I've created a script to parse two fields from every movie container from a webpage. The script is doing fine.
I'm trying to use this getattr()
function to scrape text and src from two fields, as in movie_name
and image_link
. In case of movie_name
, it works. However, it fails when I try to parse image_link
.
There is a function currently commented out which works when I uncomment. However, my goal here is to make use of getattr()
to parse src
.
import requests
from bs4 import BeautifulSoup
url = "https://yts.am/browse-movies"
headers = {
'User-Agent': 'Mozilla/5.0 (Windows NT 6.1) AppleWebKit/537.36 (KHTML, like Gecko) Chrome/88.0.4324.150 Safari/537.36'
}
# def get_information(url):
# res = requests.get(url,headers=headers)
# soup = BeautifulSoup(res.text,'lxml')
# for row in soup.select(".browse-movie-wrap"):
# movie_name = row.select_one("a.browse-movie-title").text
# image_link = row.select_one("img.img-responsive").get("src")

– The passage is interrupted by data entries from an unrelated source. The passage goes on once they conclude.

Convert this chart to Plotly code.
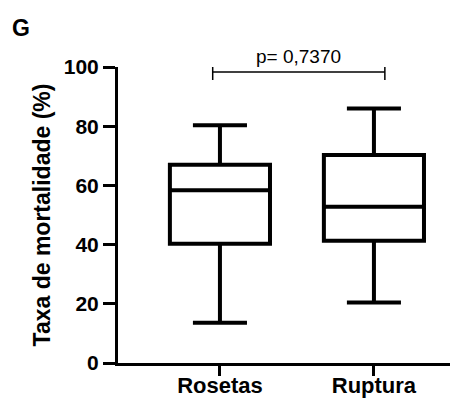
import plotly.graph_objects as go

categories = ["Rosetas", "Ruptura"]
lower = [13.6, 20.4]
q1 = [40.3, 41.3]
median = [58.4, 52.8]
q3 = [67.0, 70.3]
upper = [80.3, 86.0]
p_text = "p= 0,7370"
y_ticks = [0, 20, 40, 60, 80, 100]
panel_label = "G"

FONT = "Arial, Liberation Sans, sans-serif"

fig = go.Figure()
fig.add_trace(go.Box(
    x=[0, 1],
    q1=q1, median=median, q3=q3,
    lowerfence=lower, upperfence=upper,
    width=0.65,
    whiskerwidth=0.54,
    fillcolor="white",
    line=dict(color="black", width=4),
    boxpoints=False,
    hoverinfo="skip",
))

# significance bracket
bx0, bx1, by, bt = -0.047, 1.071, 98.3, 95.6
fig.add_shape(type="line", x0=bx0, x1=bx1, y0=by, y1=by, xref="x", yref="y",
              line=dict(color="black", width=1.5))
for bx in (bx0, bx1):
    fig.add_shape(type="line", x0=bx, x1=bx, y0=bt, y1=100, xref="x", yref="y",
                  line=dict(color="black", width=1.5))
fig.add_annotation(x=(bx0 + bx1) / 2, y=by, xref="x", yref="y", text=p_text,
                   showarrow=False, yanchor="bottom", yshift=3,
                   font=dict(family=FONT, size=19, color="black"))
fig.add_annotation(x=-108 / 332, y=1 + (67 - 13) / 296, xref="paper", yref="paper",
                   text="<b>" + panel_label + "</b>",
                   showarrow=False, xanchor="left", yanchor="top",
                   font=dict(family=FONT, size=23, color="black"))

fig.update_layout(
    width=470, height=399,
    margin=dict(l=118, r=20, t=67, b=36),
    plot_bgcolor="white", paper_bgcolor="white",
    showlegend=False,
    font=dict(family=FONT, color="black"),
    xaxis=dict(
        range=[-0.662, 1.494],
        tickmode="array", tickvals=[0, 1], ticktext=["<b>%s</b>" % c for c in categories],
        showline=True, linecolor="black", linewidth=3,
        ticks="outside", ticklen=10, tickwidth=3, tickcolor="black",
        tickfont=dict(family=FONT, size=22, color="black"),
        ticklabelstandoff=-9,
        automargin=False,
        showgrid=False, zeroline=False,
    ),
    yaxis=dict(
        range=[0, 100],
        tickmode="array", tickvals=y_ticks, ticktext=["<b>%d</b>" % v for v in y_ticks],
        showline=True, linecolor="black", linewidth=3,
        ticks="outside", ticklen=12, tickwidth=3, tickcolor="black",
        tickfont=dict(family=FONT, size=21, color="black"),
        title=dict(text="<b>Taxa de mortalidade (%)</b>", font=dict(family=FONT, size=23, color="black"), standoff=7),
        automargin=False,
        showgrid=False, zeroline=False,
    ),
)

fig.write_html("out.html")
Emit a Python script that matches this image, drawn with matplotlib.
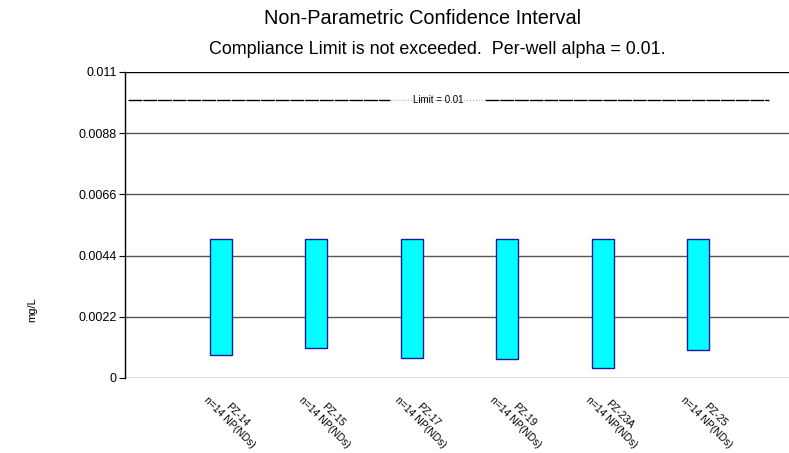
import matplotlib
matplotlib.use('Agg')
import matplotlib.pyplot as plt
from matplotlib.transforms import ScaledTranslation

plt.rcParams['font.family'] = ['Liberation Sans', 'DejaVu Sans']

# data
wells = ['PZ-14', 'PZ-15', 'PZ-17', 'PZ-19', 'PZ-23A', 'PZ-25']
n_obs = [14, 14, 14, 14, 14, 14]
upper = [0.0050, 0.0050, 0.0050, 0.0050, 0.0050, 0.0050]
lower = [0.00083, 0.00108, 0.00072, 0.00068, 0.00036, 0.00101]
limit = 0.01
y_ticks = [0, 0.0022, 0.0044, 0.0066, 0.0088, 0.011]
y_tick_labels = ['0', '0.0022', '0.0044', '0.0066', '0.0088', '0.011']

fig = plt.figure(figsize=(7.89, 4.53), dpi=100)
ax = fig.add_axes([0.1584, 0.1656, 0.8416, 0.6755])

x = list(range(1, len(wells) + 1))

# gridlines
for t in y_ticks:
    ax.axhline(t, color='black' if t == y_ticks[-1] else '#555555', lw=1, zorder=1)

heights = [u - l for u, l in zip(upper, lower)]
ax.bar(x, heights, bottom=lower, width=0.23, color='#00FFFF',
       edgecolor='#1a1a9a', linewidth=1, zorder=3)

# limit line with label
ax.plot([0.03, 2.77], [limit, limit], color='black', lw=1, dashes=(10, 0.6), zorder=2)
ax.plot([3.77, 6.74], [limit, limit], color='black', lw=1, dashes=(10, 0.6), zorder=2)
ax.plot([2.77, 3.77], [limit, limit], color='#aaaaaa', lw=0.8, ls=':', zorder=2)
ax.text(3.28, limit, 'Limit = 0.01', fontsize=7, ha='center', va='center', zorder=4)

ax.set_xlim(0, 6.95)
ax.set_ylim(0, 0.011)
ax.set_yticks(y_ticks)
ax.set_yticklabels(y_tick_labels, fontsize=9)
ax.set_xticks(x)
ax.set_xticklabels([f'{w}\nn={n} NP(NDs)' for w, n in zip(wells, n_obs)],
                   rotation=-45, rotation_mode='anchor', ha='left', va='center',
                   fontsize=7.5, multialignment='center')
ax.tick_params(axis='x', length=0, pad=12)
ax.tick_params(axis='y', length=4, direction='out', pad=2)

# nudge the category labels a little to the left
shift = ScaledTranslation(-8 / 72, 0, fig.dpi_scale_trans)
for lbl in ax.get_xticklabels():
    lbl.set_transform(lbl.get_transform() + shift)

for side in ['top', 'right', 'bottom']:
    ax.spines[side].set_visible(False)
ax.spines['left'].set_linewidth(1)

fig.text(423 / 789, 1 - 18 / 453, 'Non-Parametric Confidence Interval',
         fontsize=14.3, ha='center', va='center')
fig.text(437 / 789, 1 - 49 / 453,
         'Compliance Limit is not exceeded.  Per-well alpha = 0.01.',
         fontsize=12.9, ha='center', va='center')
fig.text(32 / 789, 1 - 310 / 453, 'mg/L', fontsize=8, rotation=90,
         ha='center', va='center')

fig.savefig('out.png', dpi=100)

# yield movie_name,image_link
def get_information(url):
res = requests.get(url,headers=headers)
soup = BeautifulSoup(res.text,'lxml')
for row in soup.select(".browse-movie-wrap"):
movie_name = getattr(row.select_one("a.browse-movie-title"),"text",None)
image_link = getattr(row.select_one("img.img-responsive"),"src",None)
yield movie_name,image_link
if __name__ == '__main__':
for items in get_information(url):
print(items)
How can I scrape
src
usinggetattr()
function?